Sri Lanka - Country Commercial Guide
Last published date:


Construction activities suffered a severe setback due to supply and demand contraction in the wake of the economic crisis.  Shortages of raw material and fuel together with soaring input cost, lack of supplier credit and overdue payments on completed government projects was key to the subdued growth in the sector.

The Sri Lankan construction industry, which is one of the biggest GDP contributors and employment generators in the country, faced significant challenges in 2022 with availability of cement recording a steep decline of 35 percent over the previous year. Due to rising raw material costs and a fuel and energy shortage, there was considerable job losses and a sharp drop in construction projects.

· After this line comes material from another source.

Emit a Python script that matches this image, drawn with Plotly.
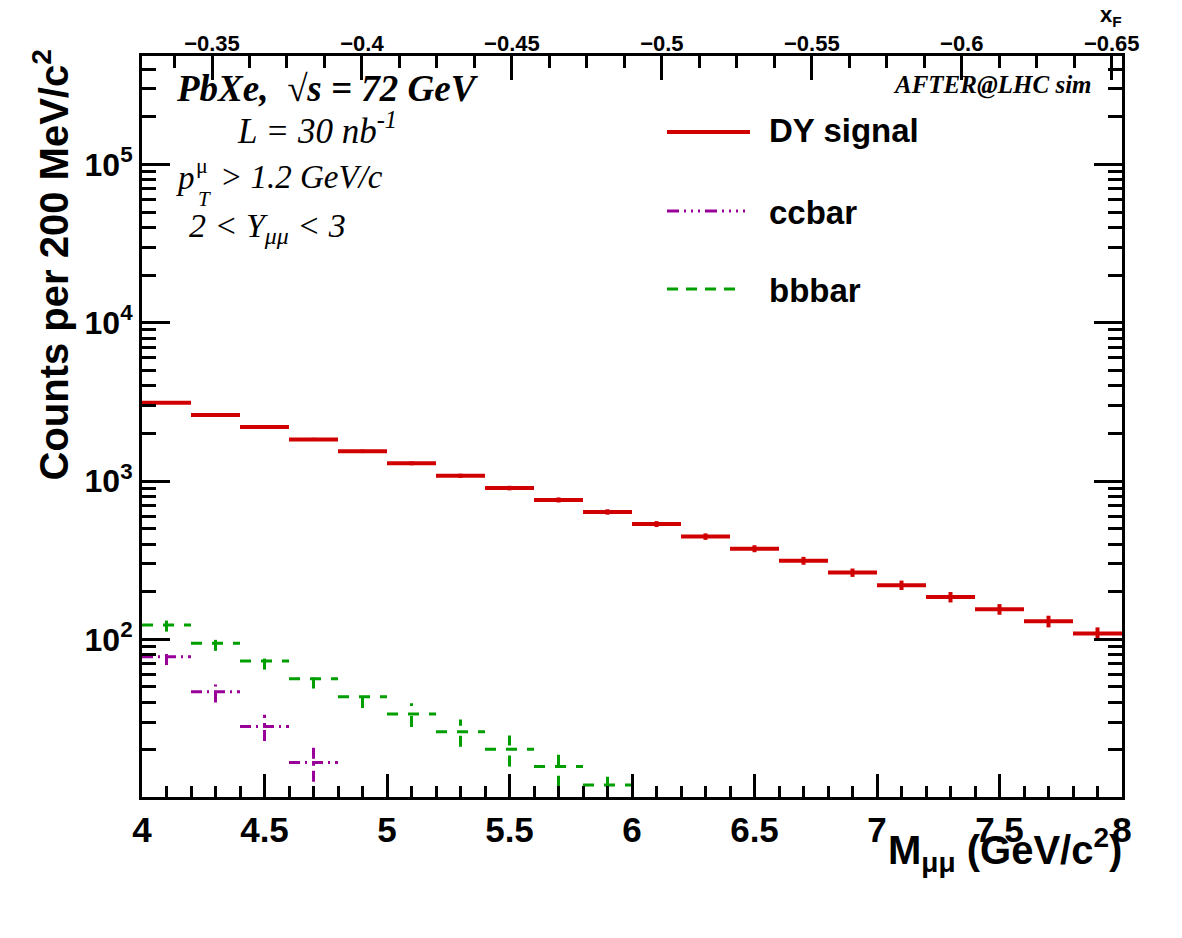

According to recent Central Bank reports, the sentiment amongst the firms towards the short to medium term is positive due to the expected recovery in the economy, the decrease in interest rates and material costs, and current negotiations on the recommencement of suspended government- funded projects.

Leading Sub-Sectors

  • Equipment sales
  • Engineering, procurement, and construction
  • Direct contracting


U.S. companies have significant opportunities to sell a range of equipment and technology, ranging from earth-moving equipment and building appliances to heating, ventilation, and air conditioning (HVAC) systems.  Buyers are often price sensitive, but high-end developments have more leeway to purchase high quality products and services. 

Sri Lankan developers also frequently team up with U.S. engineering and design firms, especially for high-end office buildings, luxury apartments, or resorts.